_Supplied information_:
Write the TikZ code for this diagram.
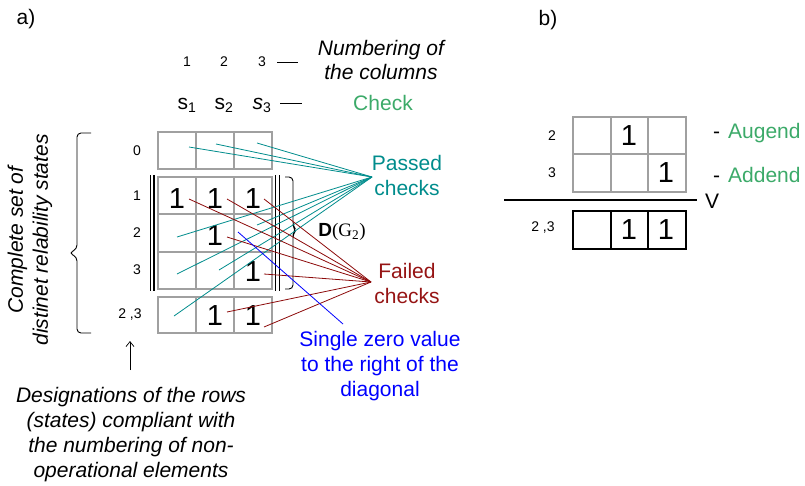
\documentclass[tikz,border=0pt]{standalone}
\usepackage{fontspec}
\setmainfont{Liberation Sans}
\newfontfamily\serifnum{Liberation Serif}
\usetikzlibrary{arrows.meta}
\definecolor{tealc}{RGB}{0,140,140}
\definecolor{redc}{RGB}{140,10,10}
\definecolor{failc}{RGB}{150,20,20}
\definecolor{greenc}{RGB}{60,170,105}
\definecolor{bluec}{RGB}{0,0,255}
\definecolor{gridc}{RGB}{160,160,160}
\begin{document}
\begin{tikzpicture}[x=1pt,y=-1pt,
  lbl/.style={font=\fontsize{14}{16}\selectfont, inner sep=0pt},
  big/.style={font=\fontsize{29}{30}\selectfont, inner sep=0pt},
  note/.style={font=\fontsize{21}{24}\selectfont\itshape, align=center, inner sep=0pt},
  ctext/.style={font=\fontsize{21}{25}\selectfont, align=center, inner sep=0pt},
  chk/.style={inner sep=0pt, anchor=base, font=\fontsize{21}{24}\selectfont},
  gridline/.style={draw=gridc, line width=1.1pt},
  resline/.style={draw=black, line width=1.1pt},
  bar/.style={line width=1.6pt},
  pass/.style={draw=tealc, line width=0.8pt},
  fail/.style={draw=redc, line width=0.8pt},
  zero/.style={draw=bluec, line width=0.8pt}]
\useasboundingbox (0,0) rectangle (805,485);

% ---------- a) ----------
\node[ctext] (la) at (26,19) {a)};

% column numbering
\node[lbl] (c1) at (187,62) {1};
\node[lbl] (c2) at (224,62) {2};
\node[lbl] (c3) at (262,62) {3};
\coordinate (d1a) at (277,62); \coordinate (d1b) at (298,62);
\draw[line width=0.8pt] (d1a) -- (d1b);
\node[note] (numcol) at (381,60) {Numbering of\\the columns};

% checks
\node[chk] (s1) at (187,109) {s\textsubscript{\fontsize{14}{14}\selectfont 1}};
\node[chk] (s2) at (224,109) {s\textsubscript{\fontsize{14}{14}\selectfont 2}};
\node[chk] (s3) at (262,109) {\textit{s}\textsubscript{\fontsize{14}{14}\selectfont 3}};
\coordinate (d2a) at (280,103); \coordinate (d2b) at (302,103);
\draw[line width=0.8pt] (d2a) -- (d2b);
\node[ctext, text=greenc] (check) at (383,103) {Check};

% row labels
\node[lbl] (r0) at (137,151) {0};
\node[lbl] (r1) at (137,196) {1};
\node[lbl] (r2) at (137,233) {2};
\node[lbl] (r3) at (137,270) {3};
\node[lbl] (r23) at (130,315) {2 ,3};

% grids
\draw[gridline] (158,132) rectangle (272,169) (196,132) -- (196,169) (234,132) -- (234,169);
\draw[gridline] (158,177) rectangle (272,289) (196,177) -- (196,289) (234,177) -- (234,289)
  (158,214) -- (272,214) (158,252) -- (272,252);
\draw[gridline] (158,297) rectangle (272,333) (196,297) -- (196,333) (234,297) -- (234,333);

% double bars
\draw[bar] (150.5,175) -- (150.5,291) (154,175) -- (154,291);
\draw[bar] (275.5,175) -- (275.5,291) (279.5,175) -- (279.5,291);

% right bracket
\draw[line width=0.9pt, rounded corners=4pt] (285,177) -- (293,177) -- (293,226) -- (296,230) -- (293,234) -- (293,289) -- (285,289);
\node[inner sep=0pt] (dg) at (342,232) {\fontsize{19}{22}\selectfont\textbf{D}\serifnum(G\textsubscript{2})};

% left brace
\draw[line width=0.9pt, rounded corners=4pt] (91,133) -- (77,133) -- (77,249) -- (69,253) -- (77,257) -- (77,333) -- (91,333);
\node[note, font=\fontsize{21}{25}\selectfont\itshape, rotate=90] (complete) at (30,240) {Complete set of\\distinet relability states};

% ones
\node[big] (o11) at (177,198.5) {1};
\node[big] (o12) at (215,198.5) {1};
\node[big] (o13) at (253,198.5) {1};
\node[big] (o22) at (215,236) {1};
\node[big] (o33) at (253,272) {1};
\node[big] (o232) at (215,316) {1};
\node[big] (o233) at (253,316) {1};

% passed checks
\node[ctext, text=tealc] (passed) at (407,175.5) {Passed\\checks};
\coordinate (pc) at (372,177);
\coordinate (p1) at (189,147);
\coordinate (p2) at (216,144);
\coordinate (p3) at (257,143);
\coordinate (p4) at (177,237);
\coordinate (p5) at (257,225);
\coordinate (p6) at (177,274);
\coordinate (p7) at (219,270);
\coordinate (p8) at (174,316);
\foreach \i in {1,...,8} \draw[pass] (p\i) -- (pc);

% failed checks
\node[ctext, text=failc] (failed) at (407,283.5) {Failed\\checks};
\coordinate (fc) at (371,282);
\coordinate (f1) at (189,199);
\coordinate (f2) at (227,199);
\coordinate (f3) at (264,199);
\coordinate (f4) at (227,237);
\coordinate (f5) at (264,274);
\coordinate (f6) at (227,312);
\coordinate (f7) at (264,327);
\foreach \i in {1,...,7} \draw[fail] (f\i) -- (fc);

% single zero
\coordinate (z0) at (238,232);
\coordinate (z1) at (343,324);
\draw[zero] (z0) -- (z1);
\node[ctext, text=bluec] (single) at (380,366.5) {Single zero value\\to the right of the\\diagonal};

% arrow and designations
\coordinate (a0) at (130,370);
\coordinate (a1) at (130,341);
\draw[line width=0.7pt, -{Straight Barb[length=5pt,width=8pt]}] (a0) -- (a1);
\node[note, font=\fontsize{21}{25}\selectfont\itshape] (desig) at (131,434.5) {Designations of the rows\\(states) compliant with\\the numbering of non-\\operational elements};

% ---------- b) ----------
\node[ctext] (lb) at (548,20) {b)};
\node[lbl] (b2) at (552,136) {2};
\node[lbl] (b3) at (552,173) {3};
\node[lbl] (b23) at (543,228) {2 ,3};
\draw[gridline] (573,117) rectangle (686,192) (611,117) -- (611,192) (648,117) -- (648,192) (573,154) -- (686,154);
\draw[resline] (573,211) rectangle (686,249) (611,211) -- (611,249) (648,211) -- (648,249);
\node[big] (bo1) at (629,136) {1};
\node[big] (bo2) at (666,173) {1};
\node[big] (bo3) at (629,230) {1};
\node[big] (bo4) at (666,230) {1};
\coordinate (hl0) at (504,200); \coordinate (hl1) at (697,200);
\draw[line width=2.8pt] (hl0) -- (hl1);
\node[inner sep=0pt, font=\fontsize{21}{24}\selectfont] (vee) at (712,201) {V};
\node[inner sep=0pt, anchor=west, font=\fontsize{21}{24}\selectfont] (aug) at (713,133) {-\hspace{8pt}\textcolor{greenc}{Augend}};
\node[inner sep=0pt, anchor=west, font=\fontsize{21}{24}\selectfont] (add) at (713,175) {-\hspace{8pt}\textcolor{greenc}{Addend}};
\end{tikzpicture}
\end{document}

_Goal_: Starting at the top of the listing above, please restate word for word each line up to and including the one that holds "(numcol) at (381,60)", omitting every image.

_Response to this exercise_:
Write the TikZ code for this diagram.
\documentclass[tikz,border=0pt]{standalone}
\usepackage{fontspec}
\setmainfont{Liberation Sans}
\newfontfamily\serifnum{Liberation Serif}
\usetikzlibrary{arrows.meta}
\definecolor{tealc}{RGB}{0,140,140}
\definecolor{redc}{RGB}{140,10,10}
\definecolor{failc}{RGB}{150,20,20}
\definecolor{greenc}{RGB}{60,170,105}
\definecolor{bluec}{RGB}{0,0,255}
\definecolor{gridc}{RGB}{160,160,160}
\begin{document}
\begin{tikzpicture}[x=1pt,y=-1pt,
  lbl/.style={font=\fontsize{14}{16}\selectfont, inner sep=0pt},
  big/.style={font=\fontsize{29}{30}\selectfont, inner sep=0pt},
  note/.style={font=\fontsize{21}{24}\selectfont\itshape, align=center, inner sep=0pt},
  ctext/.style={font=\fontsize{21}{25}\selectfont, align=center, inner sep=0pt},
  chk/.style={inner sep=0pt, anchor=base, font=\fontsize{21}{24}\selectfont},
  gridline/.style={draw=gridc, line width=1.1pt},
  resline/.style={draw=black, line width=1.1pt},
  bar/.style={line width=1.6pt},
  pass/.style={draw=tealc, line width=0.8pt},
  fail/.style={draw=redc, line width=0.8pt},
  zero/.style={draw=bluec, line width=0.8pt}]
\useasboundingbox (0,0) rectangle (805,485);

% ---------- a) ----------
\node[ctext] (la) at (26,19) {a)};

% column numbering
\node[lbl] (c1) at (187,62) {1};
\node[lbl] (c2) at (224,62) {2};
\node[lbl] (c3) at (262,62) {3};
\coordinate (d1a) at (277,62); \coordinate (d1b) at (298,62);
\draw[line width=0.8pt] (d1a) -- (d1b);
\node[note] (numcol) at (381,60) {Numbering of\\the columns};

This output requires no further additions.